— Begin —

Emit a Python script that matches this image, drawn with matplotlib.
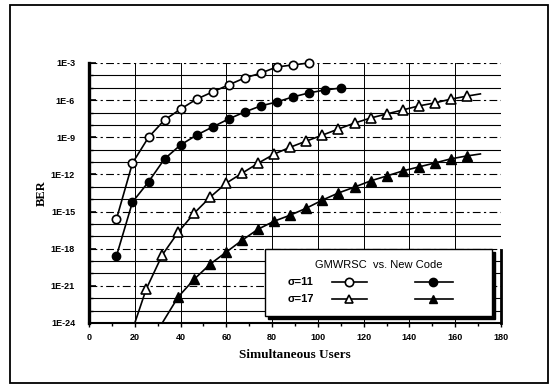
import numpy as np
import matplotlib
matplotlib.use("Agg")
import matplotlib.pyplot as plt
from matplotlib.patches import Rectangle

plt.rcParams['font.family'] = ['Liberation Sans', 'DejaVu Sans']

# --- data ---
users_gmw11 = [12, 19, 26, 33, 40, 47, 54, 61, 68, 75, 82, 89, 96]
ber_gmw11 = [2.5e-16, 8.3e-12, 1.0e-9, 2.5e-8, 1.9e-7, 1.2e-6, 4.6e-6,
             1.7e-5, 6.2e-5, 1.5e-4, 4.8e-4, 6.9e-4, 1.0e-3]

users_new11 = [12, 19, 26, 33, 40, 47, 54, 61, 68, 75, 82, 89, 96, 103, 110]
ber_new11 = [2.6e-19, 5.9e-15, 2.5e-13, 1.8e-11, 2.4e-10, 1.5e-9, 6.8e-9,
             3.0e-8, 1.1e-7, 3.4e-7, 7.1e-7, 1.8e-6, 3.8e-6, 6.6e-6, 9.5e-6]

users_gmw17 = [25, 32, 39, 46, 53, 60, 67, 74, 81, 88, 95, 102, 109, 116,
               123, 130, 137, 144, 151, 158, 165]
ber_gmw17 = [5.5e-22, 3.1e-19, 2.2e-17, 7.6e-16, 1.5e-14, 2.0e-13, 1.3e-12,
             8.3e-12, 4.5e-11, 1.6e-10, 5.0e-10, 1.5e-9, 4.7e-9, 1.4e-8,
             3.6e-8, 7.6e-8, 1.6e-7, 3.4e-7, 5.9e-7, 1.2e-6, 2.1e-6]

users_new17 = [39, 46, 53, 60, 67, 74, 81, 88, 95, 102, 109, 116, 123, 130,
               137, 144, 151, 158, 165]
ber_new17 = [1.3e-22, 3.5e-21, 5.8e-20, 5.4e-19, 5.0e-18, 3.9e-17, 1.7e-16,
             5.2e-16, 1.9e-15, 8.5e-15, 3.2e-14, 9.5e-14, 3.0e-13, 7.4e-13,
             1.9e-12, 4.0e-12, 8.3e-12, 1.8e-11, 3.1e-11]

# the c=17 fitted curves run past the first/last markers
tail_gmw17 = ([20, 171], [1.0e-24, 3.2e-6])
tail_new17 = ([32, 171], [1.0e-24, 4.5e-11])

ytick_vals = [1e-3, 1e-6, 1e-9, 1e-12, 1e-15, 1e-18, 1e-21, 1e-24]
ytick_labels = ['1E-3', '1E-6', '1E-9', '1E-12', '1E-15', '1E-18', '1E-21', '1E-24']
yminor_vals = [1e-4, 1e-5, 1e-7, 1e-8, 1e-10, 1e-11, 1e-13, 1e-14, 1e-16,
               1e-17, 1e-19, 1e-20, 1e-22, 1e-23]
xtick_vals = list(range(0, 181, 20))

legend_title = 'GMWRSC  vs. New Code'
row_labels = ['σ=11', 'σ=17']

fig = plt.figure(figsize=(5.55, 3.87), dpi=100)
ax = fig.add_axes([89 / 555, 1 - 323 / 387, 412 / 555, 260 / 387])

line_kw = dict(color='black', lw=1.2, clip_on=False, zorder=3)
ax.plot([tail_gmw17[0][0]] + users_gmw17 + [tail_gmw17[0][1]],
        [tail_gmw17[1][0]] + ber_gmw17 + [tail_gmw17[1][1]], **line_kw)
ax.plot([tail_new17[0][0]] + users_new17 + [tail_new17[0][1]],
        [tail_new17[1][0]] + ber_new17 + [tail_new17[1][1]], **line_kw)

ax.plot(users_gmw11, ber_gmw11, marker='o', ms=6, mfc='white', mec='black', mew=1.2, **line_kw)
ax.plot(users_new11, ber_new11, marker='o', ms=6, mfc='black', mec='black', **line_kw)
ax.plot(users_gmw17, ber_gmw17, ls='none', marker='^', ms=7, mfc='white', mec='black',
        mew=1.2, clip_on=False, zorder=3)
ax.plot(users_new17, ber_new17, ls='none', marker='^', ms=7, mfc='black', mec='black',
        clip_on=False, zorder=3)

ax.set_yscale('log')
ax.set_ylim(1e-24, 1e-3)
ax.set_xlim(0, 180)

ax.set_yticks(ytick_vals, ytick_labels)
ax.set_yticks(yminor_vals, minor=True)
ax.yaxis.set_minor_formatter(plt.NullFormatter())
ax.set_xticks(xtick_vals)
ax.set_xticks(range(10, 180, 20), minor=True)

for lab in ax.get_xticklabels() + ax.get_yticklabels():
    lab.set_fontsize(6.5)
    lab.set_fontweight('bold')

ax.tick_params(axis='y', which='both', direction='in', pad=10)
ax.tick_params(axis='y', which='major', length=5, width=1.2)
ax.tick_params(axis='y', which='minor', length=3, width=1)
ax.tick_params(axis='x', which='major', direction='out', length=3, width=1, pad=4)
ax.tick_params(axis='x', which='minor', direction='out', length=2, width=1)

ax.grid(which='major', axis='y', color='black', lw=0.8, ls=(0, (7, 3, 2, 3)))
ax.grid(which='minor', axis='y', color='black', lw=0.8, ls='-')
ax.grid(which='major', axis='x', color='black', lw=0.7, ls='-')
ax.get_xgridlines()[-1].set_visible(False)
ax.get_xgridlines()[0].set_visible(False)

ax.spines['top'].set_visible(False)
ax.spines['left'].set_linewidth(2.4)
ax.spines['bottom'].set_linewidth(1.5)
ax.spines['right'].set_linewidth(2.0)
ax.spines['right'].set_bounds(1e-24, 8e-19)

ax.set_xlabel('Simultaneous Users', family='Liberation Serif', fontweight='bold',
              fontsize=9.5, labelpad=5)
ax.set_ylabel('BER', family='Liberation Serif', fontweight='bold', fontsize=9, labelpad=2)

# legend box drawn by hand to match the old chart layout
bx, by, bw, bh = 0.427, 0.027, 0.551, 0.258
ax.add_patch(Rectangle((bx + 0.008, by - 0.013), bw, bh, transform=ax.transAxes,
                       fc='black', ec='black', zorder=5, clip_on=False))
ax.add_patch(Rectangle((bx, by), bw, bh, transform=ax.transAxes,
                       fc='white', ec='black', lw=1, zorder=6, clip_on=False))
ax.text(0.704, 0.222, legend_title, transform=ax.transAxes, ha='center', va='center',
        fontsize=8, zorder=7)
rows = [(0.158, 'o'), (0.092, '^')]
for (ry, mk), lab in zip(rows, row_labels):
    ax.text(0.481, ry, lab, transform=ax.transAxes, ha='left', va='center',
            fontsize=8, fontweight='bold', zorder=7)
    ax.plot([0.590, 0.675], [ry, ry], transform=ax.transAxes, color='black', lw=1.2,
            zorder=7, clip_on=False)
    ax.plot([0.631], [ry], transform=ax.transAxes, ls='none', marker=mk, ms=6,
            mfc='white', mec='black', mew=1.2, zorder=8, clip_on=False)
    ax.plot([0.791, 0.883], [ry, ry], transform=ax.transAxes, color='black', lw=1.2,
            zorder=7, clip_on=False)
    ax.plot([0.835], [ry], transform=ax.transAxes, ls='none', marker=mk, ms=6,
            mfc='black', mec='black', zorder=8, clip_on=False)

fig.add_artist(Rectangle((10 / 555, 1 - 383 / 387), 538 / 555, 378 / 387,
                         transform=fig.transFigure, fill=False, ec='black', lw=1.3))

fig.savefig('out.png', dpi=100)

— End —

** To do **
Each line from the top of the material through the line containing "1.9e-12, 4.0e-12, 8.3e-12, 1.8e-11, 3.1e-11]" should be reproduced exactly; please drop any images.

** Answer to this task **
Emit a Python script that matches this image, drawn with matplotlib.
import numpy as np
import matplotlib
matplotlib.use("Agg")
import matplotlib.pyplot as plt
from matplotlib.patches import Rectangle

plt.rcParams['font.family'] = ['Liberation Sans', 'DejaVu Sans']

# --- data ---
users_gmw11 = [12, 19, 26, 33, 40, 47, 54, 61, 68, 75, 82, 89, 96]
ber_gmw11 = [2.5e-16, 8.3e-12, 1.0e-9, 2.5e-8, 1.9e-7, 1.2e-6, 4.6e-6,
             1.7e-5, 6.2e-5, 1.5e-4, 4.8e-4, 6.9e-4, 1.0e-3]

users_new11 = [12, 19, 26, 33, 40, 47, 54, 61, 68, 75, 82, 89, 96, 103, 110]
ber_new11 = [2.6e-19, 5.9e-15, 2.5e-13, 1.8e-11, 2.4e-10, 1.5e-9, 6.8e-9,
             3.0e-8, 1.1e-7, 3.4e-7, 7.1e-7, 1.8e-6, 3.8e-6, 6.6e-6, 9.5e-6]

users_gmw17 = [25, 32, 39, 46, 53, 60, 67, 74, 81, 88, 95, 102, 109, 116,
               123, 130, 137, 144, 151, 158, 165]
ber_gmw17 = [5.5e-22, 3.1e-19, 2.2e-17, 7.6e-16, 1.5e-14, 2.0e-13, 1.3e-12,
             8.3e-12, 4.5e-11, 1.6e-10, 5.0e-10, 1.5e-9, 4.7e-9, 1.4e-8,
             3.6e-8, 7.6e-8, 1.6e-7, 3.4e-7, 5.9e-7, 1.2e-6, 2.1e-6]

users_new17 = [39, 46, 53, 60, 67, 74, 81, 88, 95, 102, 109, 116, 123, 130,
               137, 144, 151, 158, 165]
ber_new17 = [1.3e-22, 3.5e-21, 5.8e-20, 5.4e-19, 5.0e-18, 3.9e-17, 1.7e-16,
             5.2e-16, 1.9e-15, 8.5e-15, 3.2e-14, 9.5e-14, 3.0e-13, 7.4e-13,
             1.9e-12, 4.0e-12, 8.3e-12, 1.8e-11, 3.1e-11]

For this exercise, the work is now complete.